The report, which looked at regional impact investments made between 1998 and 2004, says Kenya accounted for nearly half of the $9.3 billion (Sh930 billion) invested.

The report, produced by the UK Department for International Development (DfID), the Global Impact Investing Network (GIIN) and Nairobi-based Open Capital Advisors found Kenya had impact investments worth $4.2 billion (Sh420 billion) which is 46 percent of the amount that went to the region.
Data shows Development Finance Institutions (DFIs) such as the World Bank are the biggest investors in power plants, schools, banks, hospitals and other ventures having put $3.6 billion (Sh360 billion) in such ventures through 136 deals. Private equity and venture capital firms invested $650 million (Sh65 billion) in 221 deals over the same period. The study says that more funding would have gone to local ventures were it not for security concerns.
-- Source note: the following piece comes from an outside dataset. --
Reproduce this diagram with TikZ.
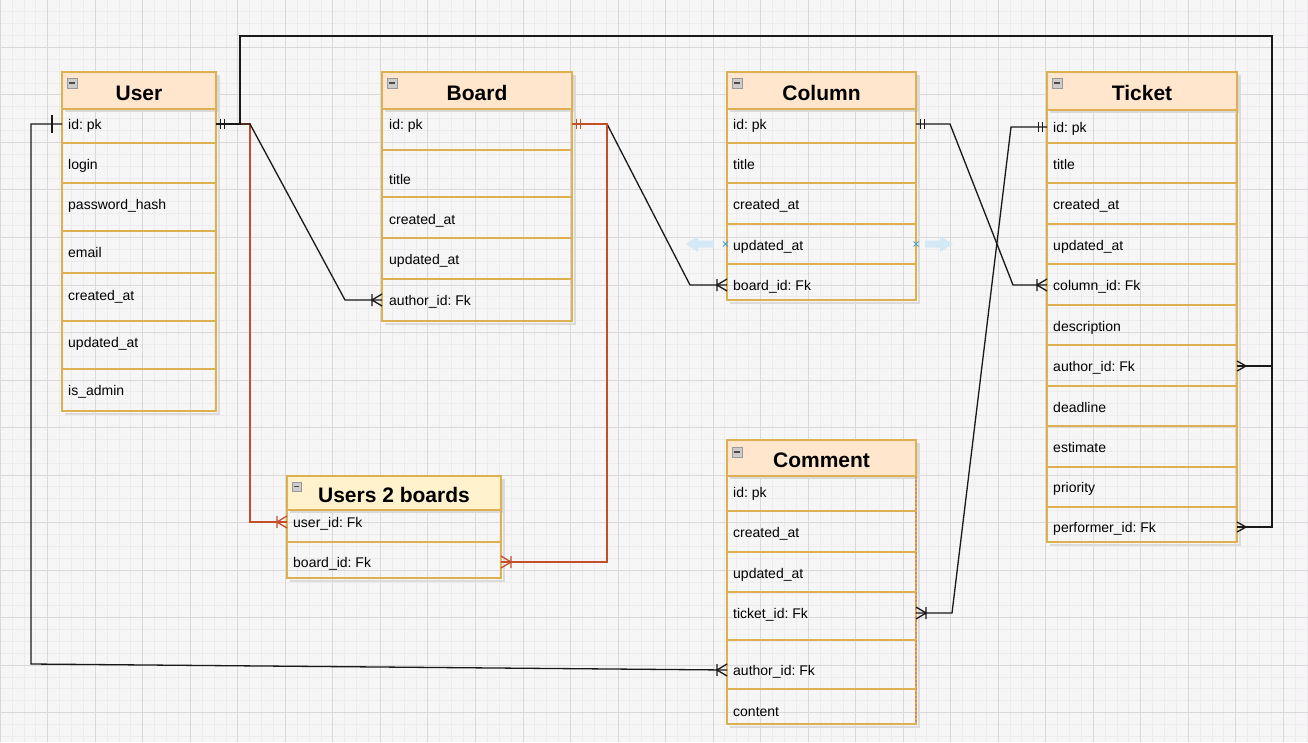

“Kenya is so dominant that some impact investors express concern that the landscape is also saturated. However, ongoing security concerns as well as challenges common to the region that kept impact investing activity in Kenya from reaching its potential”, says the report.
Human Capital
Kenya offers the advantage of more readily available human capital compared to other countries in the region”, the study says.
“But like other countries in the region, the informal nature of many businesses poses challenges for investors, and there have been few examples of successful exits”, adds the study.
Uganda and Tanzania accounted for 13 and 12 percent of the funds invested which translates to $1.2 billion (Sh120 billion) and $1.1 billion (Sh110 billion) respectively. Ethiopia received seven percent or $ 651 million (Sh65 billion) while Rwanda got four percent or $372 million
(Sh37 billion) in funds. Most of the reported Kenyan direct foreign investment deals went into energy and financial services.
“These two sectors have received more than 70 percent of the capital disbursed directly by DFIs, driven by large energy projects such as dams and wind farms as well as significant investments in local commercial banks”, says the report. The Sh70 billion Lake Turkana Wind Project and Centum Investment’s Sh30 billion Akiira One geothermal plant are some of the mega projects in the energy sector that have attracted foreign funding.
Analysts say energy projects are popular since they usually have government guarantees that assure investors of steady and predictable revenues.